-- Required work --
Repeat verbatim the lines from the one containing "Generate a Python" to the one containing "1478), (59.9, 1500)]", ends included, minus any pictures.

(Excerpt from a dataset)
--

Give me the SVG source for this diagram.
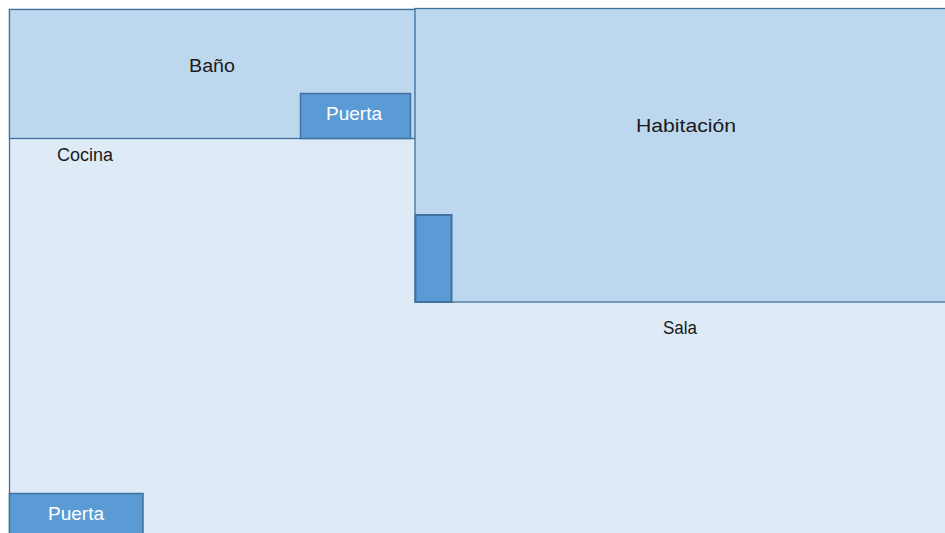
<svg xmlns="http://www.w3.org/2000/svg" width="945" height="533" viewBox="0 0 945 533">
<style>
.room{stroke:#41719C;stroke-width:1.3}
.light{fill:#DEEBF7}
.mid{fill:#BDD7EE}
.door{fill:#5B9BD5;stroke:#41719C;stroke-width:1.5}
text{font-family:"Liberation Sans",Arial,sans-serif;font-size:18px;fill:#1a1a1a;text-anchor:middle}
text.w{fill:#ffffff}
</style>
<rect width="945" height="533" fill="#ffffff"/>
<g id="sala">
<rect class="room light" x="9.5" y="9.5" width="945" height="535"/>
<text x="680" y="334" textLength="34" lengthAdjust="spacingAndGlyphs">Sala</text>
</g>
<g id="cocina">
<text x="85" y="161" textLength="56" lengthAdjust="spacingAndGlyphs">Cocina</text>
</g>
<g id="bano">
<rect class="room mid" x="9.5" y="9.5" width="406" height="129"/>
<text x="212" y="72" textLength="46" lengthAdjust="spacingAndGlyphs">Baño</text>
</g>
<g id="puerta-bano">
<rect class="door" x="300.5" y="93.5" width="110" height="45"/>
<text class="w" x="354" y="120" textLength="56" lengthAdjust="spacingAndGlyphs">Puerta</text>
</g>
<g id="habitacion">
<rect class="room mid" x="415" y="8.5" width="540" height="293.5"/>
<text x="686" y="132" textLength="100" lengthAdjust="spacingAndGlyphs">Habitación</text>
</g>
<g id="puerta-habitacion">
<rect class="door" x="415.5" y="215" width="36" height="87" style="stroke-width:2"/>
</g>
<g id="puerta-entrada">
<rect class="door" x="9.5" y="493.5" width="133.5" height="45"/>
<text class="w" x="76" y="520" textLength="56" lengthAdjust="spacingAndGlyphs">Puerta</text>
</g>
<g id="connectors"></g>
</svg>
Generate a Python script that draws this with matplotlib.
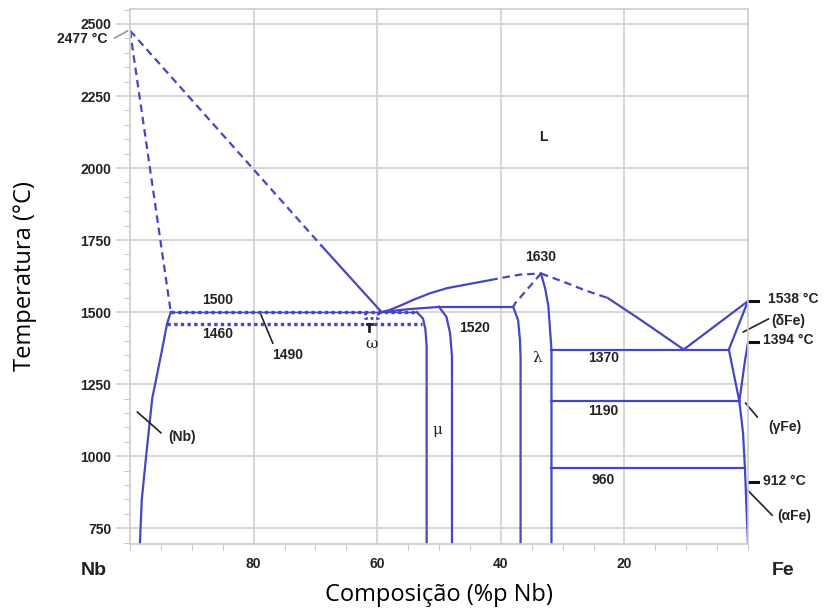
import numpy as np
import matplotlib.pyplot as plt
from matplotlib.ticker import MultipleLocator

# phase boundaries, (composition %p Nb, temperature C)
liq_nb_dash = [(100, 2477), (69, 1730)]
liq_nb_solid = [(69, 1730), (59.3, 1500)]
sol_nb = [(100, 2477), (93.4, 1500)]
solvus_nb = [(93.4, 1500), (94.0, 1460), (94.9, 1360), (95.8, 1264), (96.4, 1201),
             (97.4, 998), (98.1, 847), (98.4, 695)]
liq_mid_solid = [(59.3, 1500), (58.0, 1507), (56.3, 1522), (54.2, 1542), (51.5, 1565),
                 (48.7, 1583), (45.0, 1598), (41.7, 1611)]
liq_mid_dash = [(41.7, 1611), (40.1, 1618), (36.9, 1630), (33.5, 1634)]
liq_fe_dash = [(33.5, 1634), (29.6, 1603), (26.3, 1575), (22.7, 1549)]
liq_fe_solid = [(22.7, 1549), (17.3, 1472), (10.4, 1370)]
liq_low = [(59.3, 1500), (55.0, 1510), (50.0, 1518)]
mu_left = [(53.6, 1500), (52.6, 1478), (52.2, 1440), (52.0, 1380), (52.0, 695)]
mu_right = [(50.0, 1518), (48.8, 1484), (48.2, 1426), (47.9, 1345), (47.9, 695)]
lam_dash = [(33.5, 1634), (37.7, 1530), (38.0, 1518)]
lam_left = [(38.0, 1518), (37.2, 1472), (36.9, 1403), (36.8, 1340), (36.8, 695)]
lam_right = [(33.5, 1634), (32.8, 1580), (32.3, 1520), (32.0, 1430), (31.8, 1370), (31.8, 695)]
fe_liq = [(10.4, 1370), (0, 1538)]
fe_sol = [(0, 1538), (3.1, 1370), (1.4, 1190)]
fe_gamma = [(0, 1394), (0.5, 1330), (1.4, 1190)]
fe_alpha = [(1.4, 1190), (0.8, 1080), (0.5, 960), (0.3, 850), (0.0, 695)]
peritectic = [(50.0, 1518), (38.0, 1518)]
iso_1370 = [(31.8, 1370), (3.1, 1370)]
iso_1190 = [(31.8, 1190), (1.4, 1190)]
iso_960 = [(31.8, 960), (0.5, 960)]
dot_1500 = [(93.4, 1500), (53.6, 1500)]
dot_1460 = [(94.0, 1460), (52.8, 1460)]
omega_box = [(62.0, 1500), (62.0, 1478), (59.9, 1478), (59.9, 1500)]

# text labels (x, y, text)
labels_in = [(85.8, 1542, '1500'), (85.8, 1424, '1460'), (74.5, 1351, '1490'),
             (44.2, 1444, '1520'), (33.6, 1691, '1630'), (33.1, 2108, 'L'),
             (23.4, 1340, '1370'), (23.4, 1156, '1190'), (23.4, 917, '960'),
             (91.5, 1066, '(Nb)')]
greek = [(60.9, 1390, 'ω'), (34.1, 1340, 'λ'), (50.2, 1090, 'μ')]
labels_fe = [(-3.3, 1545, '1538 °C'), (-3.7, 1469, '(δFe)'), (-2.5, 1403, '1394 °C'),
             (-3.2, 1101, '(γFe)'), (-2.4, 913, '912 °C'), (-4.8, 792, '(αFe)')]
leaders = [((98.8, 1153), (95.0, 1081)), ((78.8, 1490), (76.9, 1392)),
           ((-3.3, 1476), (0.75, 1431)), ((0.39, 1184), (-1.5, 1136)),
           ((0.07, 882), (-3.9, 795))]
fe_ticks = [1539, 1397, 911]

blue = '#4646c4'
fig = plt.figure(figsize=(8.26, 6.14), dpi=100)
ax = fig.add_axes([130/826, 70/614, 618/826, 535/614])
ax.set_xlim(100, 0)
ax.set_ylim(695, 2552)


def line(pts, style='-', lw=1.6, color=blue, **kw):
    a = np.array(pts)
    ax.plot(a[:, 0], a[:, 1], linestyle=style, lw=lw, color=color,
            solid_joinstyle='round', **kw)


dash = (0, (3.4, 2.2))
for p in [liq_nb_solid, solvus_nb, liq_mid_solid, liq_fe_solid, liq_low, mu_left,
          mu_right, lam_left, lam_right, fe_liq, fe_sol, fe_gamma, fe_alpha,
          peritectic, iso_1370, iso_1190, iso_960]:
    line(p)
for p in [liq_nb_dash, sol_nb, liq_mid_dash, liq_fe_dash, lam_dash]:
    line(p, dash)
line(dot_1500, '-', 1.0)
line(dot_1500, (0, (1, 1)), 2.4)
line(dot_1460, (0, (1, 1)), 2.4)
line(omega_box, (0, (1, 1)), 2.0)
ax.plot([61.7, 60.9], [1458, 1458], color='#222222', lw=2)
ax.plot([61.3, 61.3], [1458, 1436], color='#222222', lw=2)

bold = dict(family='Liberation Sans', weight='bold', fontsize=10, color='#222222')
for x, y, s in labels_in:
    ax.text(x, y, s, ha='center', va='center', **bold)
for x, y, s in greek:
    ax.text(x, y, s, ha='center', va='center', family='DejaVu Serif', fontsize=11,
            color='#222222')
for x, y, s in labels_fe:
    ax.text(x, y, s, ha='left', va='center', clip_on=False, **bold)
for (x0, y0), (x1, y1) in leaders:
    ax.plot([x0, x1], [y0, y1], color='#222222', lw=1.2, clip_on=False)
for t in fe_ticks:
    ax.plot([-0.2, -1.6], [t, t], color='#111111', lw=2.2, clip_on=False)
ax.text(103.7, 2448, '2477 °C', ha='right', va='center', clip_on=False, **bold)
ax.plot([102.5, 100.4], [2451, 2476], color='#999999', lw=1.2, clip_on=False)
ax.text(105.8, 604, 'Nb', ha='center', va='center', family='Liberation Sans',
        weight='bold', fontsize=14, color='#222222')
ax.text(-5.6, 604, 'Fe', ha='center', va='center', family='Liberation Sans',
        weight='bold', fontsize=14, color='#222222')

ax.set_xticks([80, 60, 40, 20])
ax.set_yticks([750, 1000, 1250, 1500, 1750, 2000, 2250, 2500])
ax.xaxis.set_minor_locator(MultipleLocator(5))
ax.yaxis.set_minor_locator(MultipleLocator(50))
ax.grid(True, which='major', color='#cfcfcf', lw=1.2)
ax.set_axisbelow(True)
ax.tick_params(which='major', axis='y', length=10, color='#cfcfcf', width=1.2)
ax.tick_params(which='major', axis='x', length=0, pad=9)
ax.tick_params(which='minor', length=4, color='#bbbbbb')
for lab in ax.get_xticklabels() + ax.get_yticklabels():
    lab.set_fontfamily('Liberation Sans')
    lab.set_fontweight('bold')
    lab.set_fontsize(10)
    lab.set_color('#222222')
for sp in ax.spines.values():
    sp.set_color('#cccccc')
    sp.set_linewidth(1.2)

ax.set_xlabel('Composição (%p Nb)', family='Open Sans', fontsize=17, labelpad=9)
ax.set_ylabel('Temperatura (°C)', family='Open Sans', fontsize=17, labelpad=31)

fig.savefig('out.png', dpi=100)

--

-- Solution for this exercise --
Generate a Python script that draws this with matplotlib.
import numpy as np
import matplotlib.pyplot as plt
from matplotlib.ticker import MultipleLocator

# phase boundaries, (composition %p Nb, temperature C)
liq_nb_dash = [(100, 2477), (69, 1730)]
liq_nb_solid = [(69, 1730), (59.3, 1500)]
sol_nb = [(100, 2477), (93.4, 1500)]
solvus_nb = [(93.4, 1500), (94.0, 1460), (94.9, 1360), (95.8, 1264), (96.4, 1201),
             (97.4, 998), (98.1, 847), (98.4, 695)]
liq_mid_solid = [(59.3, 1500), (58.0, 1507), (56.3, 1522), (54.2, 1542), (51.5, 1565),
                 (48.7, 1583), (45.0, 1598), (41.7, 1611)]
liq_mid_dash = [(41.7, 1611), (40.1, 1618), (36.9, 1630), (33.5, 1634)]
liq_fe_dash = [(33.5, 1634), (29.6, 1603), (26.3, 1575), (22.7, 1549)]
liq_fe_solid = [(22.7, 1549), (17.3, 1472), (10.4, 1370)]
liq_low = [(59.3, 1500), (55.0, 1510), (50.0, 1518)]
mu_left = [(53.6, 1500), (52.6, 1478), (52.2, 1440), (52.0, 1380), (52.0, 695)]
mu_right = [(50.0, 1518), (48.8, 1484), (48.2, 1426), (47.9, 1345), (47.9, 695)]
lam_dash = [(33.5, 1634), (37.7, 1530), (38.0, 1518)]
lam_left = [(38.0, 1518), (37.2, 1472), (36.9, 1403), (36.8, 1340), (36.8, 695)]
lam_right = [(33.5, 1634), (32.8, 1580), (32.3, 1520), (32.0, 1430), (31.8, 1370), (31.8, 695)]
fe_liq = [(10.4, 1370), (0, 1538)]
fe_sol = [(0, 1538), (3.1, 1370), (1.4, 1190)]
fe_gamma = [(0, 1394), (0.5, 1330), (1.4, 1190)]
fe_alpha = [(1.4, 1190), (0.8, 1080), (0.5, 960), (0.3, 850), (0.0, 695)]
peritectic = [(50.0, 1518), (38.0, 1518)]
iso_1370 = [(31.8, 1370), (3.1, 1370)]
iso_1190 = [(31.8, 1190), (1.4, 1190)]
iso_960 = [(31.8, 960), (0.5, 960)]
dot_1500 = [(93.4, 1500), (53.6, 1500)]
dot_1460 = [(94.0, 1460), (52.8, 1460)]
omega_box = [(62.0, 1500), (62.0, 1478), (59.9, 1478), (59.9, 1500)]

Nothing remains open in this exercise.